At 03:03 PM 8/26/2004 -0700, Scott Fluhrer wrote:
Actually, how WEP used it caused other significant weaknesses, even beyond what we found:
- Only 2^24 distinct keystreams. This means that after (at best) 16 million packets, you're reusing keystreams, even if RC4 had no related key weakness.
- No real packet authentication. With WEP, this mean that if he collects an encrypted packet and guesses its contents, he can then spoof *any* packet (possibly limited to packets of the same length).

I've always wanted a good, short hash for packet authentication. MD5 or SHA-1 are overkill for packets of 1518 bytes or less, that last only hundreds of milliseconds on a communications link.

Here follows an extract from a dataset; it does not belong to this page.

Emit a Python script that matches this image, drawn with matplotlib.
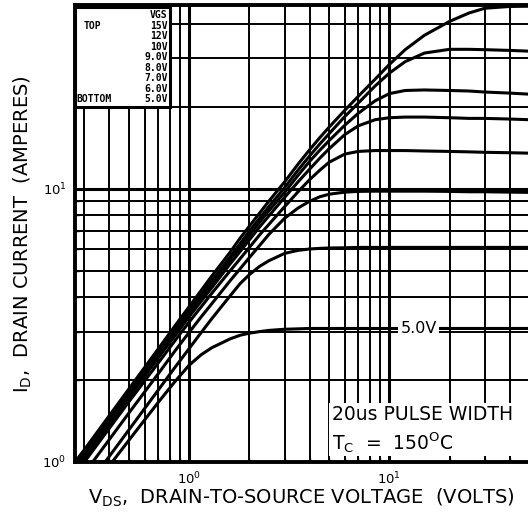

Maybe this is why WEP doesn't have it.

WEP used CRC-32 for integrity. This choice was a very poor one, especially when used in conjunction with a stream cipher.


802.11i defines two alternatives:

1. TKIP, which uses RC4 for encryption, defines a new integrity algorithm. It is called Michael, and it provides about 30 bits of security. Clearly, this is light-weight. However, there was no way to do better with the existing hardware.

2. CCMP, which uses AES-128, uses CBC-MAC. Since this solution was not intended to run on existing hardware, a much stronger solution was possible.